Understanding the Bank rate,repo rate, cash reserve ratio

1) Bank Rate

It is the rate at which the RBI is ready to buy or rediscount bills of exchange or other commercial papers. This rate has been aligned to the MSF rate and, therefore, changes automatically as and when the MSF rate changes alongside policy repo rate changes.
Any upward revision in the bank rate is an indication that banks should also increase deposit rates as well as their respective base rate / Benchmark Prime Lending Rate.

Thus any revision in the bank rate indicates that it is likely that interest rates on your deposits will move according, so will the EMIs on floating rate loans.

Do note: The bank rate Remember is not the same thing as deposit rates offered by banks for fixed and recurring deposits.

Current Bank rate is reduced from 8.25% to 7.75 %

2) Liquidity Adjustment Facility, or LAF

LAF helps banks adjust their daily liquidity mismatches by pledging government securities over and above the SLR requirement. Repo and reverse repo rates form a part of the LAF.

Repo Rate

Repo rate is the rate at which the RBI lends money to commercial banks against securities. The higher this rate, higher the cost of capital. In an inflationary scenario, this will act as a disincentive for banks to borrow from the central bank and will reduce the money supply in the economy and consequently arrest inflation.

Current Repo is reduced from 7.25% to 6.75%

Reverse Repo Rate

Reverse Repo is the rate at which banks deposit their excess money with the RBI for short periods of time. The lower the rate, the less the incentive for banks to deposit increment cash with the central bank. This raises the liquidity in the banking system. It also encourages banks to lend at lower rates.

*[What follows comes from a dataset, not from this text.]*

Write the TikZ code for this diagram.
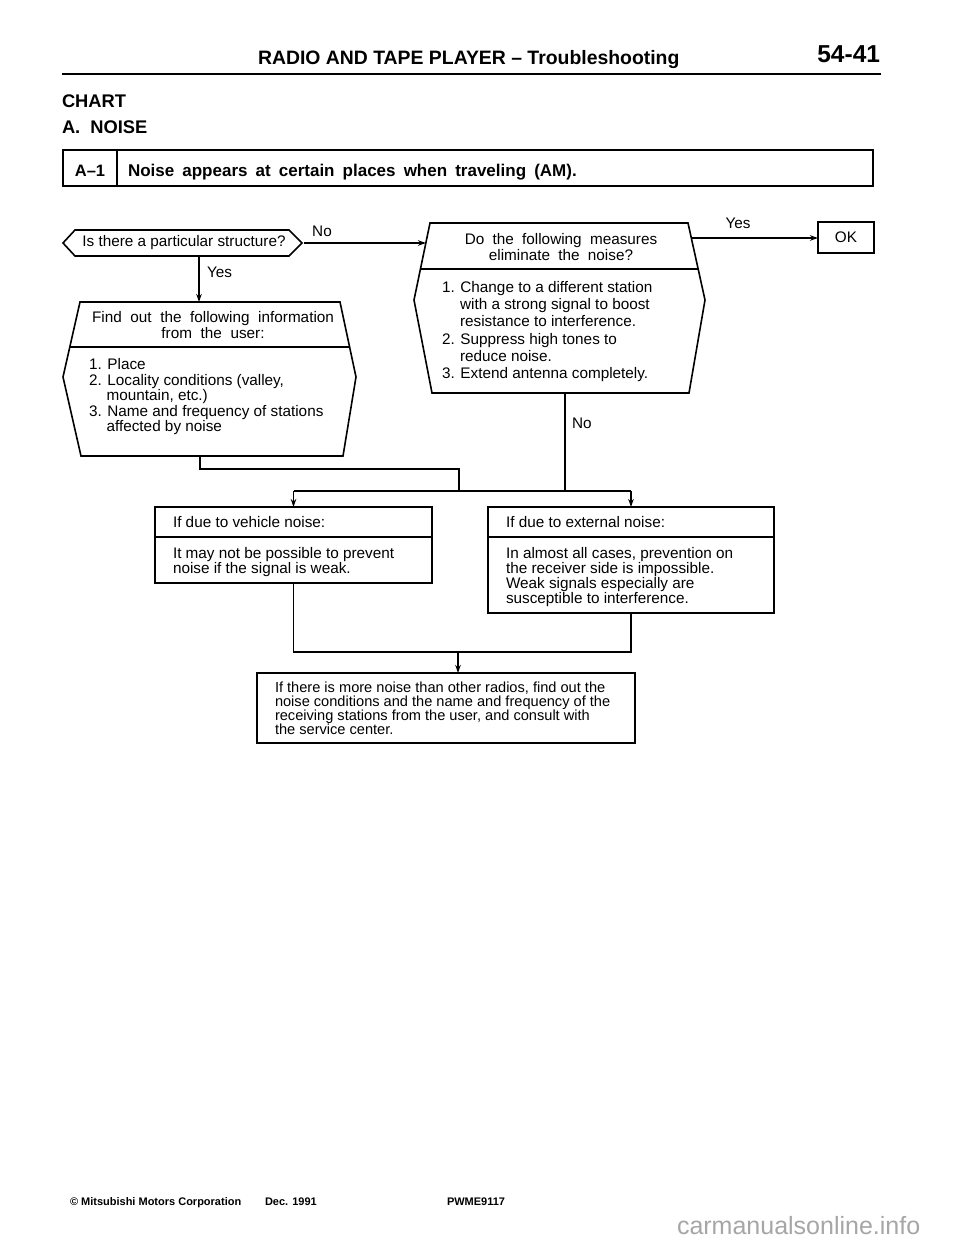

Current Reverse Repo Rate is reduced from 6.25% to 5.75%

3) Cash Reserve Ratio, or CRR

CRR is the percentage of a bank’s net demand and time liabilities (deposits) that banks must maintain as cash balance with the RBI.
A high percentage means banks have less to lend, a low CRR does the opposite. This in turn impacts liquidity in the economy. RBI can use the CRR to tighten or ease liquidity by increasing or decreasing it as the situation demands.
Current CRR is unchanged to 4%

4) Statutory Liquidity Ratio, or SLR

This is the percentage of net demand and time liabilities (deposits) that banks must maintain in safe and liquid assets approved by the RBI, such as government securities, cash and gold. Changes in SLR often influence the availability of resources in the banking system for lending to the private sector.

Current SLR: 21.5%

5) Marginal Standing Facility, or MSF

This is a facility under which banks can borrow additional amount of overnight money from the RBI.

Banks can avail funds from the RBI against their excess SLR holdings. Additionally, they can also avail funds on overnight basis below the stipulated SLR, but up to a limit of their respective Net Demand and Time Liabilities (NDTL) outstanding.

This provides a safety valve against unanticipated liquidity shocks to the banking system.